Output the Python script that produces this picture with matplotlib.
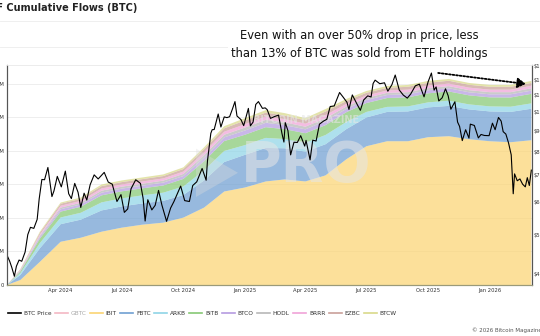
import pandas as pd
import matplotlib
matplotlib.use("Agg")
import matplotlib.pyplot as plt
import matplotlib.dates as mdates
from matplotlib.ticker import FixedLocator, FuncFormatter, NullLocator
from matplotlib.lines import Line2D
from matplotlib.patches import Polygon

# cumulative holdings per ETF, thousands of BTC
flow_dates = ["2024-01-12", "2024-02-01", "2024-03-01", "2024-04-01", "2024-05-01", "2024-06-01",
              "2024-07-01", "2024-08-01", "2024-09-01", "2024-10-01", "2024-11-01", "2024-12-01",
              "2025-01-01", "2025-02-01", "2025-03-01", "2025-04-01", "2025-05-01", "2025-06-01",
              "2025-07-01", "2025-08-01", "2025-09-01", "2025-10-01", "2025-11-01", "2025-12-01",
              "2026-01-01", "2026-02-01", "2026-03-04"]
ibit = [0, 30, 138, 258, 282, 318, 342, 360, 372, 402, 462, 558, 582, 618, 630, 618, 654, 750,
        828, 858, 858, 882, 888, 870, 858, 852, 864]
fbtc = [0, 30, 81, 105, 108, 127, 127, 127, 130, 135, 162, 176, 195, 200, 186, 178, 186, 180,
        172, 175, 178, 178, 181, 178, 178, 181, 188]
arkb = [0, 11, 31, 40, 41, 48, 48, 48, 49, 51, 61, 66, 58, 60, 55, 53, 55, 43,
        33, 30, 30, 30, 31, 30, 30, 31, 32]
bitb = [0, 10, 27, 35, 36, 42, 42, 42, 43, 45, 54, 59, 62, 64, 59, 57, 59, 58,
        53, 53, 54, 54, 55, 54, 54, 55, 57]
btco = [0, 4, 10, 14, 14, 16, 16, 16, 17, 17, 21, 22, 25, 26, 24, 23, 24, 20,
        18, 18, 18, 18, 19, 18, 18, 19, 19]
hodl = [0, 3, 7, 10, 10, 12, 12, 12, 12, 13, 15, 16, 18, 18, 17, 16, 17, 14,
        13, 13, 13, 13, 13, 13, 13, 13, 14]
brrr = [0, 3, 8, 11, 11, 13, 13, 13, 13, 14, 17, 18, 20, 20, 19, 18, 19, 16,
        14, 14, 15, 15, 15, 15, 15, 15, 15]
ezbc = [0, 3, 9, 12, 12, 14, 14, 14, 14, 15, 18, 20, 22, 23, 21, 20, 21, 17,
        16, 16, 17, 17, 17, 17, 17, 17, 17]
btcw = [0, 2, 7, 7, 8, 10, 10, 10, 10, 10, 12, 13, 14, 15, 15, 13, 15, 12,
        11, 11, 11, 11, 11, 11, 11, 11, 12]

# BTC price, thousands of USD
price_dates = [
    "2024-01-12", "2024-01-16", "2024-01-19", "2024-01-23", "2024-01-26", "2024-01-30", "2024-02-03",
    "2024-02-08", "2024-02-12", "2024-02-16", "2024-02-21", "2024-02-26", "2024-02-29", "2024-03-04",
    "2024-03-08", "2024-03-13", "2024-03-19", "2024-03-22", "2024-03-27", "2024-04-02", "2024-04-08",
    "2024-04-13", "2024-04-17", "2024-04-22", "2024-04-27", "2024-05-01", "2024-05-06", "2024-05-10",
    "2024-05-15", "2024-05-21", "2024-05-27", "2024-06-05", "2024-06-11", "2024-06-17", "2024-06-24",
    "2024-06-30", "2024-07-05", "2024-07-10", "2024-07-15", "2024-07-22", "2024-07-29", "2024-08-02",
    "2024-08-05", "2024-08-09", "2024-08-15", "2024-08-20", "2024-08-25", "2024-08-30", "2024-09-06",
    "2024-09-12", "2024-09-17", "2024-09-23", "2024-09-27", "2024-10-03", "2024-10-10", "2024-10-15",
    "2024-10-21", "2024-10-29", "2024-11-04", "2024-11-06", "2024-11-11", "2024-11-13", "2024-11-16",
    "2024-11-22", "2024-11-26", "2024-12-01", "2024-12-05", "2024-12-09", "2024-12-13", "2024-12-17",
    "2024-12-20", "2024-12-26", "2024-12-30", "2025-01-06", "2025-01-09", "2025-01-13", "2025-01-17",
    "2025-01-21", "2025-01-27", "2025-01-31", "2025-02-03", "2025-02-08", "2025-02-14", "2025-02-20",
    "2025-02-25", "2025-02-28", "2025-03-02", "2025-03-06", "2025-03-10", "2025-03-15", "2025-03-20",
    "2025-03-25", "2025-03-31", "2025-04-02", "2025-04-08", "2025-04-12", "2025-04-17", "2025-04-22",
    "2025-04-28", "2025-05-03", "2025-05-08", "2025-05-14", "2025-05-22", "2025-05-27", "2025-06-02",
    "2025-06-05", "2025-06-10", "2025-06-17", "2025-06-22", "2025-06-27", "2025-07-03", "2025-07-08",
    "2025-07-11", "2025-07-14", "2025-07-21", "2025-07-28", "2025-08-02", "2025-08-08", "2025-08-13",
    "2025-08-19", "2025-08-25", "2025-08-31", "2025-09-05", "2025-09-12", "2025-09-18", "2025-09-25",
    "2025-10-01", "2025-10-06", "2025-10-10", "2025-10-13", "2025-10-17", "2025-10-22", "2025-10-27",
    "2025-10-31", "2025-11-04", "2025-11-10", "2025-11-14", "2025-11-17", "2025-11-21", "2025-11-26",
    "2025-12-01", "2025-12-03", "2025-12-09", "2025-12-15", "2025-12-19", "2025-12-24", "2025-12-31",
    "2026-01-05", "2026-01-09", "2026-01-14", "2026-01-18", "2026-01-21", "2026-01-25", "2026-01-29",
    "2026-02-02", "2026-02-05", "2026-02-07", "2026-02-11", "2026-02-15", "2026-02-19", "2026-02-23",
    "2026-02-26", "2026-03-01", "2026-03-04"]
btc_price = [
    44.5, 43.0, 41.6, 39.5, 41.8, 43.3, 43.0,
    45.3, 50.0, 52.1, 51.8, 54.5, 61.2, 68.3,
    68.2, 73.1, 62.0, 64.0, 69.5, 65.5, 71.6,
    63.0, 61.3, 66.8, 63.5, 58.3, 63.2, 60.8,
    66.3, 70.1, 68.5, 71.1, 67.3, 66.5, 60.3,
    62.7, 56.7, 57.8, 64.8, 68.2, 66.8, 61.4,
    54.0, 60.9, 57.5, 59.0, 64.2, 59.1, 53.9,
    58.1, 60.3, 63.6, 65.8, 60.6, 60.3, 66.0,
    67.4, 72.7, 68.0, 75.9, 88.7, 90.5, 90.6,
    98.9, 91.9, 97.3, 96.9, 97.4, 101.5, 106.1,
    97.8, 95.8, 92.6, 102.1, 92.5, 94.5, 104.4,
    106.1, 102.1, 102.4, 101.4, 96.5, 97.5, 98.3,
    88.7, 84.4, 94.2, 90.0, 78.5, 84.3, 84.2,
    87.5, 82.5, 85.2, 76.3, 85.3, 84.9, 93.4,
    95.0, 96.0, 103.2, 103.5, 111.7, 109.0, 105.7,
    101.5, 110.2, 104.6, 101.0, 107.1, 109.6, 108.9,
    117.5, 119.8, 117.4, 118.0, 112.5, 116.7, 123.3,
    113.3, 110.1, 108.2, 110.7, 116.0, 117.1, 109.0,
    118.6, 124.7, 113.2, 115.3, 106.5, 108.4, 114.1,
    109.6, 101.6, 106.0, 94.5, 92.2, 85.1, 90.5,
    86.3, 93.4, 92.7, 86.4, 88.1, 87.6, 87.5,
    93.9, 90.5, 97.0, 95.0, 89.5, 88.3, 84.0,
    78.5, 63.0, 70.5, 67.8, 68.5, 66.5, 65.5,
    69.0, 66.0, 72.0]

etf_names = ["IBIT", "FBTC", "ARKB", "BITB", "BTCO", "HODL", "BRRR", "EZBC", "BTCW"]
etf_colors = ["#fbd473", "#6f9fd2", "#8fd4e6", "#86c874", "#b59be0", "#b8b8b8",
              "#f0a3d8", "#c9a099", "#d9d98a"]

left_ticks = [0, 200, 400, 600, 800, 1000, 1200]
right_ticks = [40, 50, 60, 70, 80, 90, 100, 110, 120, 130]

fd = pd.to_datetime(flow_dates)
pd_dates = pd.to_datetime(price_dates)

W, H = 540, 336
fig = plt.figure(figsize=(W / 100, H / 100), dpi=100)
ax = fig.add_axes([7 / W, 1 - 285 / H, (532 - 7) / W, (285 - 65) / H])

ax.stackplot(fd, ibit, fbtc, arkb, bitb, btco, hodl, brrr, ezbc, btcw,
             colors=etf_colors, alpha=0.72, linewidth=0)
ax.set_ylim(0, 1313)
ax.set_xlim(pd.Timestamp("2024-01-12"), pd.Timestamp("2026-03-05"))
ax.yaxis.set_major_locator(FixedLocator(left_ticks))
ax.yaxis.set_major_formatter(FuncFormatter(lambda v, p: "0" if v == 0 else f"{v / 1000:.1f}M"))
ax.grid(axis="y", color="#ebebeb", linewidth=0.6)
ax.set_axisbelow(True)
ax.xaxis.set_major_locator(mdates.MonthLocator(bymonth=[1, 4, 7, 10]))
ax.xaxis.set_major_formatter(mdates.DateFormatter("%b %Y"))
ax.tick_params(axis="x", length=0, pad=2, labelsize=3.8, labelcolor="#333333")
ax.tick_params(axis="y", length=0, pad=2, labelsize=3.8, labelcolor="#333333")

ax2 = ax.twinx()
ax2.plot(pd_dates, btc_price, color="black", linewidth=0.8)
ax2.set_yscale("log")
ax2.set_ylim(37.6, 130.5)
ax2.yaxis.set_major_locator(FixedLocator(right_ticks))
ax2.yaxis.set_minor_locator(NullLocator())
ax2.yaxis.set_major_formatter(FuncFormatter(lambda v, p: f"${v:.0f}K"))
ax2.tick_params(axis="y", length=0, pad=1.2, labelsize=3.8, labelcolor="#333333")

for a in (ax, ax2):
    a.spines["left"].set_color("#555555")
    a.spines["right"].set_color("#555555")
    a.spines["top"].set_color("#ececec")
    a.spines["bottom"].set_color("#9a9a7a")
    a.spines["top"].set_linewidth(0.6)

# dotted trend arrow over the price peak
ax2.annotate("", xy=(pd.Timestamp("2026-02-28"), 117), xytext=(pd.Timestamp("2025-10-12"), 125),
             arrowprops=dict(arrowstyle="-|>,head_length=0.5,head_width=0.3", color="black",
                             linestyle=(0, (1, 1)), linewidth=1.3))

# watermark
ax.add_patch(Polygon([(0.36, 0.40), (0.36, 0.62), (0.44, 0.51)], closed=True,
                     transform=ax.transAxes, facecolor="#dddddd", edgecolor="none", alpha=0.35))
ax.text(0.57, 0.75, "BITCOIN MAGAZINE", transform=ax.transAxes, ha="center", va="center",
        fontsize=7, fontweight="bold", color="#e6e6e6", alpha=0.6)
ax.text(0.57, 0.54, "PRO", transform=ax.transAxes, ha="center", va="center",
        fontsize=40, fontweight="bold", color="#e6e6e6", alpha=0.55)

for yy in (20.7, 47.3):
    fig.add_artist(Line2D([0, 1], [1 - yy / H] * 2, color="#ececec", linewidth=0.6))

fig.text(137 / W, 1 - 8 / H, "ETF Cumulative Flows (BTC)", ha="right", va="center",
         fontsize=7, fontweight="bold", color="#222222")
fig.text(359 / W, 1 - 44.5 / H,
         "Even with an over 50% drop in price, less\nthan 13% of BTC was sold from ETF holdings",
         ha="center", va="center", fontsize=8.3, linespacing=1.45, color="#111111",
         bbox=dict(facecolor="white", edgecolor="none", pad=2))
fig.text(472 / W, 1 - 330 / H, "© 2026 Bitcoin Magazine Pro", ha="left", va="center",
         fontsize=4.0, color="#555555")

handles = [Line2D([], [], color="black", linewidth=1.2),
           Line2D([], [], color="#f4b8c4", linewidth=1.2)]
handles += [Line2D([], [], color=c, linewidth=1.2) for c in etf_colors]
labels = ["BTC Price", "GBTC"] + etf_names
leg = fig.legend(handles, labels, loc="center left", bbox_to_anchor=(8 / W, 1 - 313 / H),
                 ncol=11, frameon=False, fontsize=4.2, handlelength=2.2, handletextpad=0.5,
                 columnspacing=0.6, borderpad=0, borderaxespad=0)
for t in leg.get_texts():
    t.set_color("#333333")
leg.get_texts()[1].set_color("#aaaaaa")

fig.savefig("out.png", dpi=100)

#####

**Brief**
Repeat the lines of the listing above verbatim, beginning at its first line and ending at the line containing "from matplotlib.patches import Polygon", which is included. Omit pictures.

**Task answer**
Output the Python script that produces this picture with matplotlib.
import pandas as pd
import matplotlib
matplotlib.use("Agg")
import matplotlib.pyplot as plt
import matplotlib.dates as mdates
from matplotlib.ticker import FixedLocator, FuncFormatter, NullLocator
from matplotlib.lines import Line2D
from matplotlib.patches import Polygon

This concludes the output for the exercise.